MarTech Highlights ROAS Limitations for Performance Marketing
According to MarTech, return on ad spend (ROAS) has long been the default metric for evaluating marketing performance, but it is no longer sufficient as digital ecosystems grow more complex and organizations demand clearer accountability for growth. ROAS measures dollars in versus dollars out, yet it often captures existing demand through high-ROAS campaigns like retargeting, contributing little to incremental growth, while undervaluing lower-ROAS efforts such as prospecting that expand market reach and generate future revenue not visible in immediate reporting.
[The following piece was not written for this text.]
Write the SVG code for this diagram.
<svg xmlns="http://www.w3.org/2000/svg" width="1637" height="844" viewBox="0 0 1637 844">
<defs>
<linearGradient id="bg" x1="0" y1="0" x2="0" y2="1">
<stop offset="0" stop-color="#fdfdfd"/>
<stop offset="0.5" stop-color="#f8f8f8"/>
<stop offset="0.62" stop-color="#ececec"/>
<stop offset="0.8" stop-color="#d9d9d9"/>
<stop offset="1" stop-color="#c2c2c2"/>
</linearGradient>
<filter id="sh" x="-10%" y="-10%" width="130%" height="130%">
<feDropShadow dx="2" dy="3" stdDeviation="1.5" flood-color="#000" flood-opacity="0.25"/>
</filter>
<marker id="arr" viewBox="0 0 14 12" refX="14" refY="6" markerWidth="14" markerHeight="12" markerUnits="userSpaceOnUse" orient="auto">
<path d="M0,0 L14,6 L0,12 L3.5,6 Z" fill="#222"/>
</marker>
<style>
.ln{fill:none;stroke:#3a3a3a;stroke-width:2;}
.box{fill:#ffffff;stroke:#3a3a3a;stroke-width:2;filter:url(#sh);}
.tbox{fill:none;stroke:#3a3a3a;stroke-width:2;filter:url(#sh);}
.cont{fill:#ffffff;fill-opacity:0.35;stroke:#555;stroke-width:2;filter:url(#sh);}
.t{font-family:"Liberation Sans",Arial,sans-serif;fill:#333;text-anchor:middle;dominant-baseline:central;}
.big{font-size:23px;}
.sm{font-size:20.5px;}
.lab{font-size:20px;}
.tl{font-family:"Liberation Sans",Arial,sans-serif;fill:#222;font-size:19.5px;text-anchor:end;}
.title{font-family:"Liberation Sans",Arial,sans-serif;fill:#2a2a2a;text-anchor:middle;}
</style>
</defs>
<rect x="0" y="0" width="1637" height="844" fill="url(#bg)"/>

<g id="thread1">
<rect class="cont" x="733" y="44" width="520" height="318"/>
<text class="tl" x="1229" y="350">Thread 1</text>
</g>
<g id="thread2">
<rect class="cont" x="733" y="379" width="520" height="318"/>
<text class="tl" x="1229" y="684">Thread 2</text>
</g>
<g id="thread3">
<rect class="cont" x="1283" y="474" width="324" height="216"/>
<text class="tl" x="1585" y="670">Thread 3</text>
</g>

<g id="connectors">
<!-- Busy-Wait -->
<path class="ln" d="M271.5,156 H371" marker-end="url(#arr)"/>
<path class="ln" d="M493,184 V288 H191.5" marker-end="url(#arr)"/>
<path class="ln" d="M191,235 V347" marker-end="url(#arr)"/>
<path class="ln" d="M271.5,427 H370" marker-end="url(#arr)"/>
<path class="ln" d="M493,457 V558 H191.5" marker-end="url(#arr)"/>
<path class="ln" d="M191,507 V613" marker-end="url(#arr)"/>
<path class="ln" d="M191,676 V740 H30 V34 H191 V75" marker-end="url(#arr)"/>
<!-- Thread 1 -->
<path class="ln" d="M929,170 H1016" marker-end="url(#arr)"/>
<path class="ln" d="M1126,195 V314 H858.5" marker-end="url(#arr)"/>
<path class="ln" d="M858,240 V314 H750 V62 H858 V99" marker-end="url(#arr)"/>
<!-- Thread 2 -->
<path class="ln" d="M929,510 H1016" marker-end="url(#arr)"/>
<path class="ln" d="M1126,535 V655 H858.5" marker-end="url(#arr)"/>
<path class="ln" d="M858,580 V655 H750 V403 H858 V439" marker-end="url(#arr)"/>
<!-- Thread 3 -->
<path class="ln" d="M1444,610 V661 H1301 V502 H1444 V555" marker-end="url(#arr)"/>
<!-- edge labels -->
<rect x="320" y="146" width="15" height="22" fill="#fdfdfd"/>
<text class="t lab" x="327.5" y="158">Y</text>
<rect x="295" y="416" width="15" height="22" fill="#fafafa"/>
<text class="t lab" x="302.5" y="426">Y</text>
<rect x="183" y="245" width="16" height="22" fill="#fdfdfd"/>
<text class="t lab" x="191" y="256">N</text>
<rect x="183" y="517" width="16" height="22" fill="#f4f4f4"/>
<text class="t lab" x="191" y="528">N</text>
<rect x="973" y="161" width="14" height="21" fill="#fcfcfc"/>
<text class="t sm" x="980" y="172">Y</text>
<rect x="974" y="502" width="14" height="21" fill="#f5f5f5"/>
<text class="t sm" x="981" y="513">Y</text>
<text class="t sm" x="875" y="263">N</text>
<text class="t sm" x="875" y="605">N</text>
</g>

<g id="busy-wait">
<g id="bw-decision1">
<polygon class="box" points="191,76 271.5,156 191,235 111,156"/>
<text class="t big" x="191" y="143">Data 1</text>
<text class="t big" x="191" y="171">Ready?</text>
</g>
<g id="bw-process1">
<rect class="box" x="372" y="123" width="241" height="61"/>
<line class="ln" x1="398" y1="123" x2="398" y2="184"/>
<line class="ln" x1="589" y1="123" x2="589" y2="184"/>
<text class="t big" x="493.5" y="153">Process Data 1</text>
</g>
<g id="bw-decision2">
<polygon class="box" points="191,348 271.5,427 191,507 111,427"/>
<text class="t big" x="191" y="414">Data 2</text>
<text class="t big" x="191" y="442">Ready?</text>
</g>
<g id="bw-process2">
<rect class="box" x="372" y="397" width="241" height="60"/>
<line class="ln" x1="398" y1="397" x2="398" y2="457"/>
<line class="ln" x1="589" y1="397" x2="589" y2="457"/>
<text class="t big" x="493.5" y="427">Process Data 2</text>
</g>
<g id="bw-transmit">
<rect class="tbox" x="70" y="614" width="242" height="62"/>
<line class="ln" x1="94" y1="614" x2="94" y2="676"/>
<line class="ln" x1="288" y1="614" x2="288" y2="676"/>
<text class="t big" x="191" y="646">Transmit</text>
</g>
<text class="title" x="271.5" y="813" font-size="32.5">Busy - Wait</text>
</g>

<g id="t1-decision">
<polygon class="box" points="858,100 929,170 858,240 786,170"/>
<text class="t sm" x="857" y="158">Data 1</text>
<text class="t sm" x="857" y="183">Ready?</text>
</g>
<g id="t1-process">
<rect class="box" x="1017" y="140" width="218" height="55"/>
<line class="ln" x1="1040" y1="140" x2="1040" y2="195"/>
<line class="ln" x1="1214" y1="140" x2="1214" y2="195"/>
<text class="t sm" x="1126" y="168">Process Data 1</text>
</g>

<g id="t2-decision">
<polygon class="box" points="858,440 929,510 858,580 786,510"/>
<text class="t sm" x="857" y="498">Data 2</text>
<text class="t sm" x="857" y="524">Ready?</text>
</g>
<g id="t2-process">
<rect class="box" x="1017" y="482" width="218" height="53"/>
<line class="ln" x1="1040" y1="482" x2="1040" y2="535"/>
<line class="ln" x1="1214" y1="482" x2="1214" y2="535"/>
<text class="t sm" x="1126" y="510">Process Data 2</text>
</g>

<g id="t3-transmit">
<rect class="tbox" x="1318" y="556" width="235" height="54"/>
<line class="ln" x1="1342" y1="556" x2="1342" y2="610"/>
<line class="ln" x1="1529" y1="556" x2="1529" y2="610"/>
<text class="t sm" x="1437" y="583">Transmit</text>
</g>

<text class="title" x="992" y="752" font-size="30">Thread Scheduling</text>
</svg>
The Shortcomings of ROAS in Driving Growth
ROAS creates a structural bias by encouraging overinvestment in bottom-of-funnel tactics and undervaluing brand-building efforts, leading to short-term gains at the expense of long-term growth, as noted in the MarTech article. Efficiency measured by ROAS does not equate to effectiveness, with an overreliance on it reinforcing fragmented thinking where channels are optimized independently rather than considering their interconnected impact on customer journeys. For instance, paid social builds awareness, search captures intent, and email or CRM drives conversion, but evaluating these in isolation obscures their collective business contribution.
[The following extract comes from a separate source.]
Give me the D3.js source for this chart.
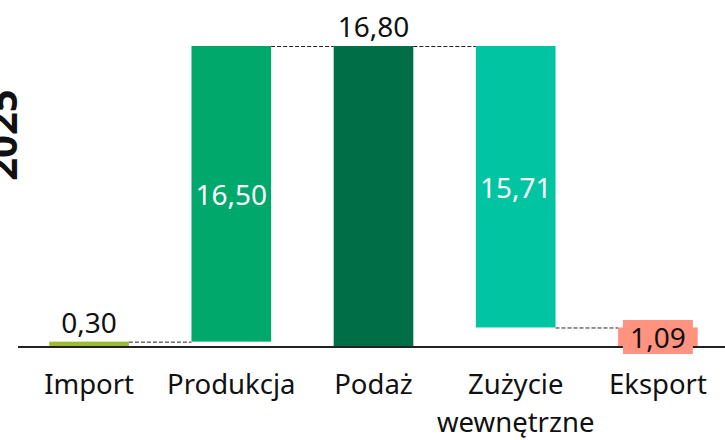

Expanding Metrics for True Business Impact
To measure impact accurately, organizations must shift from campaign-level metrics like ROAS to business-level outcomes, including customer acquisition cost (CAC) for assessing scalable growth, customer lifetime value (LTV) for determining customer quality, incrementality for identifying new demand creation, and retention metrics for tracking customer loyalty and advocacy. According to MarTech, anchoring performance marketing in these metrics transforms it from a conversion engine into a growth engine, enabling smarter budget allocation through approaches like media mix modeling (MMM) and multi-touch attribution (MTA) that reveal how channels interact. In the face of privacy regulations and signal loss reducing visibility into user behavior, investing in first-party data and predictive models becomes essential to estimate long-term value and measure true incrementality.
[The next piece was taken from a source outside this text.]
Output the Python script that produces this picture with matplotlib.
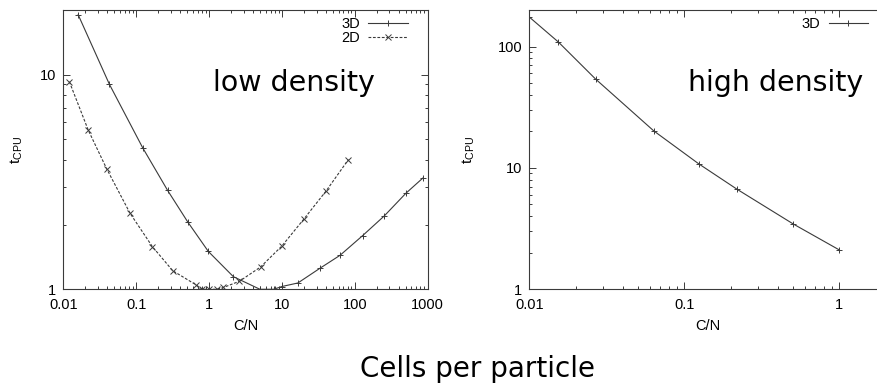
import matplotlib
matplotlib.use("Agg")
import matplotlib.pyplot as plt
from matplotlib.ticker import LogLocator, FixedLocator, FixedFormatter, NullFormatter

# left panel: low density, 3D and 2D runs
cn_3d_low = [0.016, 0.043, 0.123, 0.27, 0.51, 0.98, 2.16, 5.0, 7.7, 10.0,
             16.6, 33, 63, 129, 256, 504, 865]
t_3d_low = [19.0, 9.0, 4.56, 2.89, 2.06, 1.50, 1.145, 1.0, 1.0, 1.03,
            1.07, 1.25, 1.44, 1.78, 2.2, 2.8, 3.3]

cn_2d_low = [0.0121, 0.022, 0.0394, 0.0824, 0.167, 0.318, 0.66, 0.81, 1.01,
             1.28, 1.58, 2.62, 5.1, 10.0, 20.2, 40.5, 82]
t_2d_low = [9.27, 5.51, 3.64, 2.26, 1.58, 1.22, 1.05, 1.0, 1.0,
            1.0, 1.02, 1.09, 1.27, 1.59, 2.13, 2.87, 4.02]

# right panel: high density, 3D only
cn_3d_high = [0.01, 0.0154, 0.0268, 0.0635, 0.124, 0.219, 0.505, 1.0]
t_3d_high = [175, 109, 53.9, 20.2, 10.8, 6.67, 3.45, 2.11]

left_xticks = [0.01, 0.1, 1, 10, 100, 1000]
left_xlabels = ["0.01", "0.1", "1", "10", "100", "1000"]
left_yticks = [1, 10]
right_xticks = [0.01, 0.1, 1]
right_xlabels = ["0.01", "0.1", "1"]
right_yticks = [1, 10, 100]

LINE = "#3a3a3a"
TICK_FONT = ["Liberation Sans Narrow", "Liberation Sans", "DejaVu Sans"]

plt.rcParams["font.family"] = TICK_FONT
plt.rcParams["mathtext.fontset"] = "custom"
plt.rcParams["mathtext.rm"] = "Liberation Sans"
plt.rcParams["mathtext.it"] = "Liberation Sans"


def style_axes(ax, xticks, xlabels, yticks):
    ax.set_xscale("log")
    ax.set_yscale("log")
    ax.xaxis.set_major_locator(FixedLocator(xticks))
    ax.xaxis.set_major_formatter(FixedFormatter(xlabels))
    ax.xaxis.set_minor_locator(LogLocator(base=10, subs=range(2, 10), numticks=20))
    ax.xaxis.set_minor_formatter(NullFormatter())
    ax.yaxis.set_major_locator(FixedLocator(yticks))
    ax.yaxis.set_major_formatter(FixedFormatter([str(v) for v in yticks]))
    ax.yaxis.set_minor_locator(LogLocator(base=10, subs=range(2, 10), numticks=20))
    ax.yaxis.set_minor_formatter(NullFormatter())
    ax.tick_params(which="both", direction="in", top=True, right=True,
                   color=LINE, width=0.7)
    ax.tick_params(which="major", length=5, labelsize=10.5)
    ax.tick_params(which="minor", length=2.5)
    ax.tick_params(axis="x", pad=6)
    ax.tick_params(axis="y", pad=5)
    for sp in ax.spines.values():
        sp.set_color(LINE)
        sp.set_linewidth(0.8)
    ax.set_xlabel("C/N", fontsize=10.5, labelpad=5)


fig = plt.figure(figsize=(8.77, 3.87), dpi=100)

ax1 = fig.add_axes([0.0722, 0.2525, 0.4153, 0.7217])
ax1.plot(cn_3d_low, t_3d_low, color=LINE, lw=0.8, marker="+", ms=5, mew=0.7,
         label="3D")
ax1.plot(cn_2d_low, t_2d_low, color=LINE, lw=0.8, ls=(0, (2.5, 1.5)),
         marker="x", ms=4, mew=0.7, label="2D")
ax1.set_xlim(0.01, 1000)
ax1.set_ylim(1, 20)
style_axes(ax1, left_xticks, left_xlabels, left_yticks)
ax1.set_ylabel(r"$\mathregular{t_{CPU}}$", fontsize=11)
ax1.yaxis.set_label_coords(-0.105, 0.5)
ax1.legend(loc="upper right", bbox_to_anchor=(0.97, 1.005), frameon=False,
           markerfirst=False, fontsize=10.5, handlelength=2.7, handletextpad=0.6,
           labelspacing=-0.05, borderaxespad=0.2)
ax1.text(0.411, 0.71, "low density", transform=ax1.transAxes, fontsize=20.5,
         family="DejaVu Sans", ha="left", va="baseline")

ax2 = fig.add_axes([0.6035, 0.2525, 0.4067, 0.7217])
ax2.plot(cn_3d_high, t_3d_high, color=LINE, lw=0.8, marker="+", ms=5, mew=0.7,
         label="3D")
ax2.set_xlim(0.01, 2)
ax2.set_ylim(1, 200)
style_axes(ax2, right_xticks, right_xlabels, right_yticks)
ax2.set_ylabel(r"$\mathregular{t_{CPU}}$", fontsize=11)
ax2.yaxis.set_label_coords(-0.147, 0.5)
ax2.legend(loc="upper right", bbox_to_anchor=(874 / 877, 1 - 11 / 387),
           bbox_transform=fig.transFigure, frameon=False, markerfirst=False,
           fontsize=10.5, handlelength=2.7, handletextpad=0.6, borderaxespad=0.0)
ax2.text(0.445, 0.71, "high density", transform=ax2.transAxes, fontsize=20.5,
         family="DejaVu Sans", ha="left", va="baseline")

fig.text(477.5 / 877, 1 - 377 / 387, "Cells per particle", fontsize=20,
         family="DejaVu Sans", ha="center", va="baseline")

fig.savefig("out.png", dpi=100)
The Future of Performance Marketing
The future involves balancing short-term efficiency with long-term growth by optimizing for outcomes like revenue growth and market share, requiring cross-functional alignment with finance, product, and sales to define success through KPIs that reflect business impact rather than isolated marketing activity. As MarTech emphasizes, effective marketers will use AI and advanced analytics to move beyond clicks and conversions, focusing on sustained business value through strategic alignment and channel integration. While ROAS remains a useful indicator of immediate efficiency, it is just one part of a larger system for evaluating marketing's true contribution to business outcomes.